GOAL
Search the records for "this" and copy each line that holds it.

** start INPUT **

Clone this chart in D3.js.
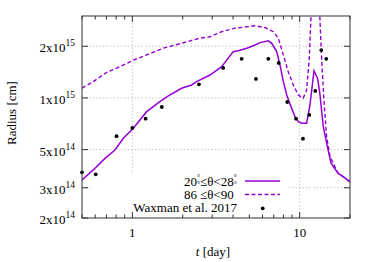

** end INPUT **
** start INPUT **

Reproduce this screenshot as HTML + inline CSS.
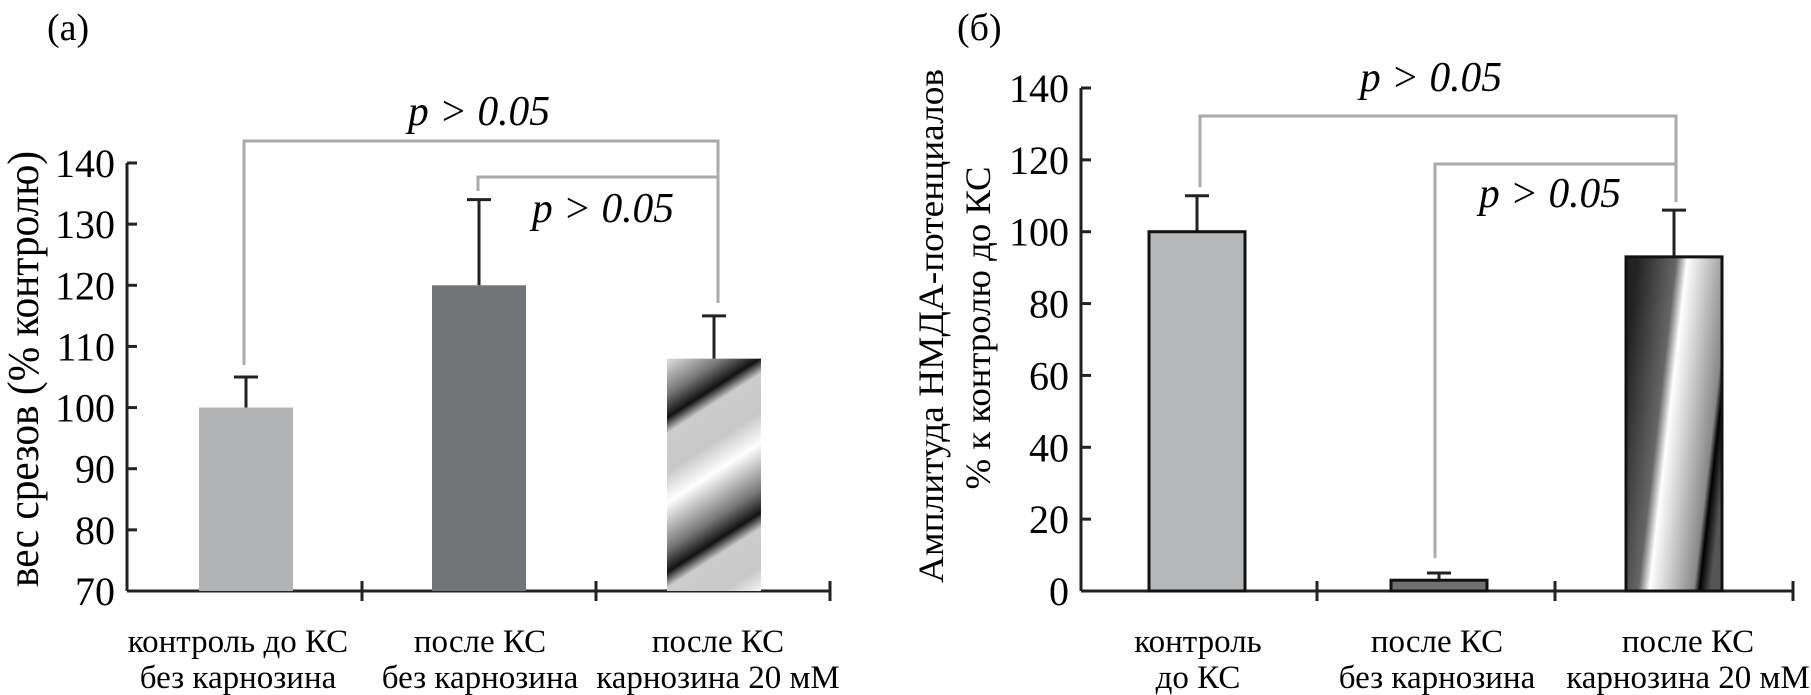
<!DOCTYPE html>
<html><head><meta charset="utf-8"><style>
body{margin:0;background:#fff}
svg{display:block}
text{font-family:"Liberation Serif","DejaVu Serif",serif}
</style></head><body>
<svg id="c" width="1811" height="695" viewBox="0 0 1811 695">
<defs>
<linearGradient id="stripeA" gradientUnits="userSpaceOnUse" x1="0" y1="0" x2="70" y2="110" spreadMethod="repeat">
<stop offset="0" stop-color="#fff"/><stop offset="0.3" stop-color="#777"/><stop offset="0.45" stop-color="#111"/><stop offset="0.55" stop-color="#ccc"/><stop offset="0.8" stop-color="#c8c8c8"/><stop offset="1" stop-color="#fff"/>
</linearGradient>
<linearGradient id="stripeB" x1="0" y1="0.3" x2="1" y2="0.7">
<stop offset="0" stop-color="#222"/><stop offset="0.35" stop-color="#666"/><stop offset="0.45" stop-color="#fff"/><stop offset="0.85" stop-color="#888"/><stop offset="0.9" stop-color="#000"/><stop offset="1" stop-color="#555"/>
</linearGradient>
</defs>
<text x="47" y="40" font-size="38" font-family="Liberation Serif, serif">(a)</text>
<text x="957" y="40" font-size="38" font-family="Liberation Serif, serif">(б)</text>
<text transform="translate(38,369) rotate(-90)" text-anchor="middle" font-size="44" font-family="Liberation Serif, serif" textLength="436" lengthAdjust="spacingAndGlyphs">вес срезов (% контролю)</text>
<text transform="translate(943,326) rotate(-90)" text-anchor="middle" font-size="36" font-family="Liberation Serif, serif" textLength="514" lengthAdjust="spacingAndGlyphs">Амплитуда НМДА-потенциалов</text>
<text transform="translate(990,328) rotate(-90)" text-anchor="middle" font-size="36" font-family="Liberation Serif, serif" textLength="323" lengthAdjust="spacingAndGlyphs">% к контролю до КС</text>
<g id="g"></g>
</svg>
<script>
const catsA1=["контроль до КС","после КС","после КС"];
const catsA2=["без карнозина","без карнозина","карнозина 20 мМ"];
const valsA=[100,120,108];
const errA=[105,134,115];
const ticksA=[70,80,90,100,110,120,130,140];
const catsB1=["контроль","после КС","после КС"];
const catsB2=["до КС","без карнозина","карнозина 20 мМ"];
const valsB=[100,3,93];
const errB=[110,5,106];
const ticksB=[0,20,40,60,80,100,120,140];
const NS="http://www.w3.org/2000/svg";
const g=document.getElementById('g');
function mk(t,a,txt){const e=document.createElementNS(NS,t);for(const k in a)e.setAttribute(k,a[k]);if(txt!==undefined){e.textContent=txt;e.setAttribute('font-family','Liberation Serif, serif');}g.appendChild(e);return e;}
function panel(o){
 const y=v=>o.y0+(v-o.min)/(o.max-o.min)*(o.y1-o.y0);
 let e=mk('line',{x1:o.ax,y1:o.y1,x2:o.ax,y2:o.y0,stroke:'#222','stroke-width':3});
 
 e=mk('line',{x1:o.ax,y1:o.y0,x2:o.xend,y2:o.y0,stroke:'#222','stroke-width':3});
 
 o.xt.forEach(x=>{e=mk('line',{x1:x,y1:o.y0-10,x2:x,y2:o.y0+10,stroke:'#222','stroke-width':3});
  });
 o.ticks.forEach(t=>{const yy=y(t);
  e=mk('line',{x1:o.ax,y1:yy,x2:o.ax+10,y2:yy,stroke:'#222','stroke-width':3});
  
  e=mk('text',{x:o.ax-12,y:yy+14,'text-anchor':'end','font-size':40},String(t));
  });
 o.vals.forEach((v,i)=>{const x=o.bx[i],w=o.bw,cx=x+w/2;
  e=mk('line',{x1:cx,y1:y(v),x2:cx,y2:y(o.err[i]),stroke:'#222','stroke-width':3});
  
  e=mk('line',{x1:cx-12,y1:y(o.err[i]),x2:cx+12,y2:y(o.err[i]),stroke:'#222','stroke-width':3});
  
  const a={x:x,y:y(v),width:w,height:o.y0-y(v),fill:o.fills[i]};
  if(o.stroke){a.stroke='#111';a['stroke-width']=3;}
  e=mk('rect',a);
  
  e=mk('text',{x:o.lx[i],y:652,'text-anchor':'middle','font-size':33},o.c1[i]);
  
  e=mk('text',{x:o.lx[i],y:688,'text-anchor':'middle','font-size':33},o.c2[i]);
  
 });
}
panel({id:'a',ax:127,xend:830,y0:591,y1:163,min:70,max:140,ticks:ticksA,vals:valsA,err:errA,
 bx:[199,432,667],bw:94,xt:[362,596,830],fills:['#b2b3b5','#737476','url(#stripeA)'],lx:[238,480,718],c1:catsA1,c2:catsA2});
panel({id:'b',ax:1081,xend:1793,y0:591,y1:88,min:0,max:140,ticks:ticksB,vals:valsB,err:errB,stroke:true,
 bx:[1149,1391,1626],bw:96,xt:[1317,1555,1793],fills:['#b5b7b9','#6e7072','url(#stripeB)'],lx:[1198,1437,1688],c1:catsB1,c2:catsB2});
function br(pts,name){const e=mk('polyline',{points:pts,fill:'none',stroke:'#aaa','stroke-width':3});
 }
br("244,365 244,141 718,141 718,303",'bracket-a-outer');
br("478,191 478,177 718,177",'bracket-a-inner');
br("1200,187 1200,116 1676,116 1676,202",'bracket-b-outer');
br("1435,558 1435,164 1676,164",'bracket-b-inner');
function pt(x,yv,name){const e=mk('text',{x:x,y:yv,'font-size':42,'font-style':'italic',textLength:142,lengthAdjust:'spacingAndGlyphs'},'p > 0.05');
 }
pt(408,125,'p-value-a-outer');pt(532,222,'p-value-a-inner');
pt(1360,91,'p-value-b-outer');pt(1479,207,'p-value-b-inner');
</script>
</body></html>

** end INPUT **

TASK ANSWER
Clone this chart in D3.js.
Reproduce this screenshot as HTML + inline CSS.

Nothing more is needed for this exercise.